With every passing moment, I denied this. I am not always sad, I have other emotions, I don’t only sit around in some kind of existentialist funk. (Granted, I do get that way sometimes. ) With the idea of myself as “Sadness” reinforced constantly, it kept me from enjoying the movie as much. And isn’t that a huge problem? Other people labeling us makes us so aware of what we are and aren’t that we stop enjoying things, and it sucks.
Inside Out had been out for a while, I just hadn’t got around to watching it until this weekend. I wanted to watch it. I was really excited after watching the trailer, but somehow that feeling fizzled out as I heard more about it. I knew that it was bound to be disappointing in some way. It didn’t help that my brother had already watched it and any reference to it ended with my grumpy face and his smug irritating expression out in full force.
It was just a film, but it took on this massive topic, EMOTIONS, and the emotions of a tween, can you imagine? It was a task not many people could have taken on, but those little animated figures worked really hard to make it seem real and yet fun. It was an interesting film, sort of like Osmosis Jones, but quite naturally, centered in this decade. With its basis in the human mind, Inside Out wasn’t like any other animated film I’ve seen.

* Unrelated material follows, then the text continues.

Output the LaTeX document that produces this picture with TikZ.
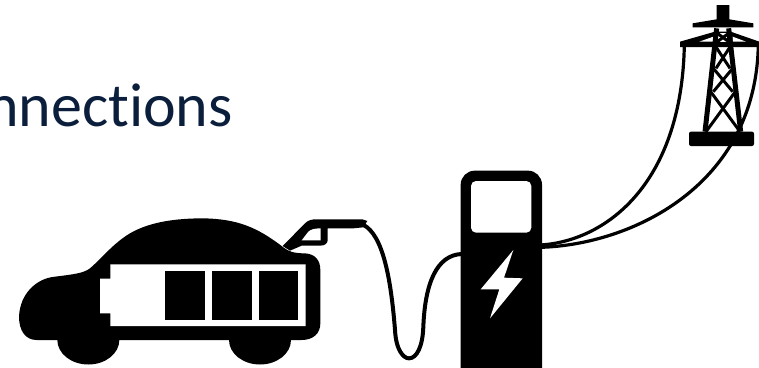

Though it was definitely a children’s film, it was so popular among adults. From the feed of a psychiatrist I know, to an uncle somewhere in my family tree, Facebook posts popped up for a couple of weeks after it came out here. It was not a phenomena, certainly not the way Frozen was, and it seems to have gone to the place where a lot of animated movies go. That list of movies teachers find appropriate for 9-year-olds, but interesting enough to show 13-year-olds as well.
I don’t know why this happens. Why don’t we ever want to re-watch these animated films the same way we do some dabba action film? There are exceptions of course, the Despicable Mes, the Kung Fu Pandas, and a couple of others that seem to have escaped the watch-once-and-don’t-repeat instructions.
Maybe it has to do with labels too, we don’t want to be outside of the popular culture of our age-group. Watching these films once is acceptable, but loving them as much as The Avengers is just not done. Or are we just too old to enjoy a bright bubbly world, Imagination Land and Bing-Bong’s song? Seems unlikely.